> _STATED GOAL_
Pull out every line below holding the word "that".

> _RAW RECORDS_
┌──
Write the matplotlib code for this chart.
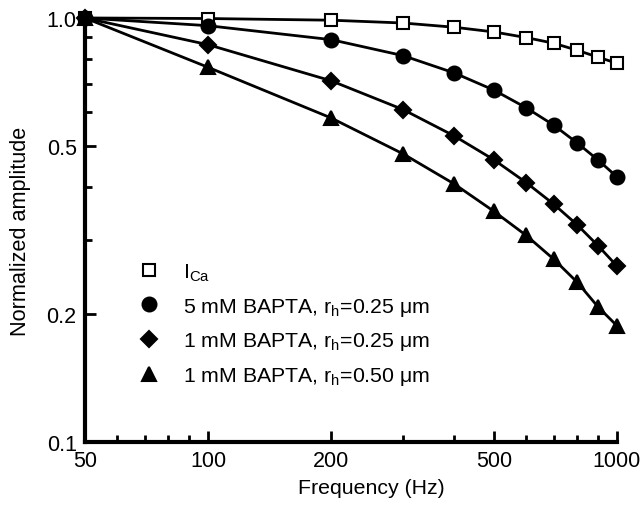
└──
┌──
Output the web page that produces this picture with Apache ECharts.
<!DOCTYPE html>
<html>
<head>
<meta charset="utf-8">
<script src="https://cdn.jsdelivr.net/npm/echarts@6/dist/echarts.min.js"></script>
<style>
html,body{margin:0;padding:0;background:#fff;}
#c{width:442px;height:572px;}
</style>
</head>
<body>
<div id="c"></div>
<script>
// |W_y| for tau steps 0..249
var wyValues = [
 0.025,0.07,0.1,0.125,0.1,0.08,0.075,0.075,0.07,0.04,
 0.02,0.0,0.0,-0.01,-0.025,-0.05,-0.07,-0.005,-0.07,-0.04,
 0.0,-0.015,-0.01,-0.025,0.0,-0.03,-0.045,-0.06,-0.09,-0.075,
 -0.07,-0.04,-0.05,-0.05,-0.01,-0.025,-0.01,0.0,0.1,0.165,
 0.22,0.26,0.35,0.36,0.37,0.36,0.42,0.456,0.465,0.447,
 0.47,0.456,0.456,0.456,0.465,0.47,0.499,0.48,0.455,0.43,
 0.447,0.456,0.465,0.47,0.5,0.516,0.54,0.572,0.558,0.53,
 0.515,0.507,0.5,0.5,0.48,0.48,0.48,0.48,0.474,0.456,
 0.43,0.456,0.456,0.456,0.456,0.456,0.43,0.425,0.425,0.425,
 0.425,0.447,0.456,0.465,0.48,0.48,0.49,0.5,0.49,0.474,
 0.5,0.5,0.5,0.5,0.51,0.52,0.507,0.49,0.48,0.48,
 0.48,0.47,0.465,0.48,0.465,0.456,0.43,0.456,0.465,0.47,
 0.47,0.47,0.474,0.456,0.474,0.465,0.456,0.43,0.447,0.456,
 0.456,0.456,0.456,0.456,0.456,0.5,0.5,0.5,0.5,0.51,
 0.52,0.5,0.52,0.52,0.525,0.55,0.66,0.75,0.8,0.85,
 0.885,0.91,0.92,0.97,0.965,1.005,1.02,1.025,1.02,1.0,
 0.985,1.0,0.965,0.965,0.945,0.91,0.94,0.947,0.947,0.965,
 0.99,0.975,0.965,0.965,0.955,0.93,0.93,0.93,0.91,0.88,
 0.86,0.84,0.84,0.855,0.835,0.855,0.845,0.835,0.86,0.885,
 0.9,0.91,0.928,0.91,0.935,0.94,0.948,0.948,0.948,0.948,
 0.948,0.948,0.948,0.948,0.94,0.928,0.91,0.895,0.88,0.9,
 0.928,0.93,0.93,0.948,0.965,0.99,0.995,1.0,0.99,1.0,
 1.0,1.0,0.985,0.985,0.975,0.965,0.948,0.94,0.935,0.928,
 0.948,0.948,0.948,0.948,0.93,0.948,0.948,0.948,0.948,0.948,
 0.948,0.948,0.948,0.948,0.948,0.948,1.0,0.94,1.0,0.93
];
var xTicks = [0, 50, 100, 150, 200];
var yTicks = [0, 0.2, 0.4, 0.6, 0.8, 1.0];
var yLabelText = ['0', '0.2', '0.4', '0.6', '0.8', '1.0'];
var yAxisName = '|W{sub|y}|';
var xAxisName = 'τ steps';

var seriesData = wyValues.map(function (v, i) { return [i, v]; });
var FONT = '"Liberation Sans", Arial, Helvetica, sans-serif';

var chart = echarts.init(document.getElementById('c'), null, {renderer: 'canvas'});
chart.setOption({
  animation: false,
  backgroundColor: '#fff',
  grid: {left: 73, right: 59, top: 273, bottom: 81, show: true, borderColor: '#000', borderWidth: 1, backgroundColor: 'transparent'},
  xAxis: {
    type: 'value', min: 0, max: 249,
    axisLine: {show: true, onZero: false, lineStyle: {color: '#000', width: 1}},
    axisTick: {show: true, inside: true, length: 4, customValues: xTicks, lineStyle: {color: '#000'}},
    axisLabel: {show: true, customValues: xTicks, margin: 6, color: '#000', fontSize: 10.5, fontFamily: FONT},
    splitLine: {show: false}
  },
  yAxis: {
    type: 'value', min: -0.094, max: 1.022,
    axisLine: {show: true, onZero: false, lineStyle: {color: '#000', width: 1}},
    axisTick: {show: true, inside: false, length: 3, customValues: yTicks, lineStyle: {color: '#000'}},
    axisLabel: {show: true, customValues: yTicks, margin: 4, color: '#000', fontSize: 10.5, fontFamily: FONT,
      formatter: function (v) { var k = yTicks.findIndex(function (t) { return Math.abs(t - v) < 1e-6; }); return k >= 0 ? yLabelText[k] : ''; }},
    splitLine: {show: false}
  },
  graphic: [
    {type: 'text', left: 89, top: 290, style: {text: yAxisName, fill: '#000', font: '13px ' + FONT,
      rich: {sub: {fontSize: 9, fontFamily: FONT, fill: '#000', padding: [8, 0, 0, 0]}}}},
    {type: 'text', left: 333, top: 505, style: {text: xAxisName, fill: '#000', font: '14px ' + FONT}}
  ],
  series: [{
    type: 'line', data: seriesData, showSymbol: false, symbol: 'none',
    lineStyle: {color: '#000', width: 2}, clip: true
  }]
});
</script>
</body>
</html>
└──
┌──
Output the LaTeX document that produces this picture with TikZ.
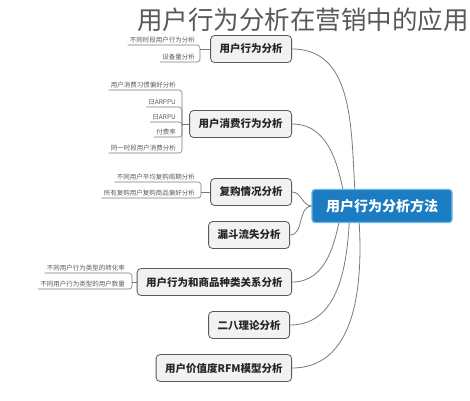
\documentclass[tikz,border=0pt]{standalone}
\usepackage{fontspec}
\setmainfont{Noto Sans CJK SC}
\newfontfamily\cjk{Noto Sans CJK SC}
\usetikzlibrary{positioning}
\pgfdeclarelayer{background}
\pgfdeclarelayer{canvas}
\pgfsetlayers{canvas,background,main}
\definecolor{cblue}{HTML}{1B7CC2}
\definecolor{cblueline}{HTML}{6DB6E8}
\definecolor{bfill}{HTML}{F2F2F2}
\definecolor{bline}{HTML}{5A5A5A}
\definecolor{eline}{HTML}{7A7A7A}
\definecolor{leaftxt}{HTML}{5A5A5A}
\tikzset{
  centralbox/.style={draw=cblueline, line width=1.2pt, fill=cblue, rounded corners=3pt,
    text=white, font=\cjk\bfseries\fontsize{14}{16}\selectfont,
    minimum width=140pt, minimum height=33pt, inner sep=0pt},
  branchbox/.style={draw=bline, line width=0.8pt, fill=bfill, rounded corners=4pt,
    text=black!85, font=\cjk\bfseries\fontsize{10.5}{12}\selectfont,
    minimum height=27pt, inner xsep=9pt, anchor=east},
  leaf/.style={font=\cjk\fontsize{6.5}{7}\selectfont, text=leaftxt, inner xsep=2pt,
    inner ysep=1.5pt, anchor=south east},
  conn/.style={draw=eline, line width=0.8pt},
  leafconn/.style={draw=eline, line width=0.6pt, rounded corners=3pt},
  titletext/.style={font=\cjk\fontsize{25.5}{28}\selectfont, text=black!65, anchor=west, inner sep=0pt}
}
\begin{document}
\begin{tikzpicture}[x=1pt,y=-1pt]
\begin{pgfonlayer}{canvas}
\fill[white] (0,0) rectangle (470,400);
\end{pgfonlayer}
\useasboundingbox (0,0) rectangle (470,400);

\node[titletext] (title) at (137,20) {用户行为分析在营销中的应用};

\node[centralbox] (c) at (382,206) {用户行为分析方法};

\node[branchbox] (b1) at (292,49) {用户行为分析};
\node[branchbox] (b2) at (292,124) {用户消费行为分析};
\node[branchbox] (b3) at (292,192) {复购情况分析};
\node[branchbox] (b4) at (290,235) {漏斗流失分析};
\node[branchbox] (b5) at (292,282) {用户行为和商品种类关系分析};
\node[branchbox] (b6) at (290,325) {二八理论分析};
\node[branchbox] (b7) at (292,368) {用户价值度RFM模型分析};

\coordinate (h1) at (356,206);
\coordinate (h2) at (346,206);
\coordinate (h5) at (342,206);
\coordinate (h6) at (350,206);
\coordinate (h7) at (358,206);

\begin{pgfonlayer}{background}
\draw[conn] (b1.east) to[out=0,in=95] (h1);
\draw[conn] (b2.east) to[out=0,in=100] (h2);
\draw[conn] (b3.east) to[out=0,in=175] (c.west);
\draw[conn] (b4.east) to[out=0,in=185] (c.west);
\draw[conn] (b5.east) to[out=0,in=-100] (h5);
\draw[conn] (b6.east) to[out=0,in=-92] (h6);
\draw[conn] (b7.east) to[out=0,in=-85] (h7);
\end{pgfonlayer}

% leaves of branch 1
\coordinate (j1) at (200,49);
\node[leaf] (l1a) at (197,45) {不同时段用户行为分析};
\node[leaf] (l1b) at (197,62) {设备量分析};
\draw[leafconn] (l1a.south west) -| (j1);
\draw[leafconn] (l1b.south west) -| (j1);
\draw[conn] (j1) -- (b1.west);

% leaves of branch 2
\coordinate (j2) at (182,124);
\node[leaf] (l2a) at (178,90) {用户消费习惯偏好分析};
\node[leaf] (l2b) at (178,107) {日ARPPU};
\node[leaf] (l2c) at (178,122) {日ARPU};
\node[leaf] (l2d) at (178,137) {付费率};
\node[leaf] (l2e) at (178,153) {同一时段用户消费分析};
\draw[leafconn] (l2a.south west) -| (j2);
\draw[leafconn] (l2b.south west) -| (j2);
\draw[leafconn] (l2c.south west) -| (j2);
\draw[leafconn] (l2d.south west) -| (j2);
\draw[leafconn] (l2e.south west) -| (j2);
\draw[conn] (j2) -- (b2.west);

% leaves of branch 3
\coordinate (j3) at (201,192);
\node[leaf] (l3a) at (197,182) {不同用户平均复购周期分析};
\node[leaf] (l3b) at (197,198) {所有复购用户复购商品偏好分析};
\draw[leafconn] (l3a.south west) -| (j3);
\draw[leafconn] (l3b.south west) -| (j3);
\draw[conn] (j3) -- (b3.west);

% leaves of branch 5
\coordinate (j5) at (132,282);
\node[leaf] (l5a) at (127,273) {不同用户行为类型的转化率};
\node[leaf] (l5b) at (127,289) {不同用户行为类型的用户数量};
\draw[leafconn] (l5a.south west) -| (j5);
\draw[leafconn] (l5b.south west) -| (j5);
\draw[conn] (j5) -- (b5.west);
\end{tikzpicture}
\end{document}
└──
> _RESULT_
Output the web page that produces this picture with Apache ECharts.
Output the LaTeX document that produces this picture with TikZ.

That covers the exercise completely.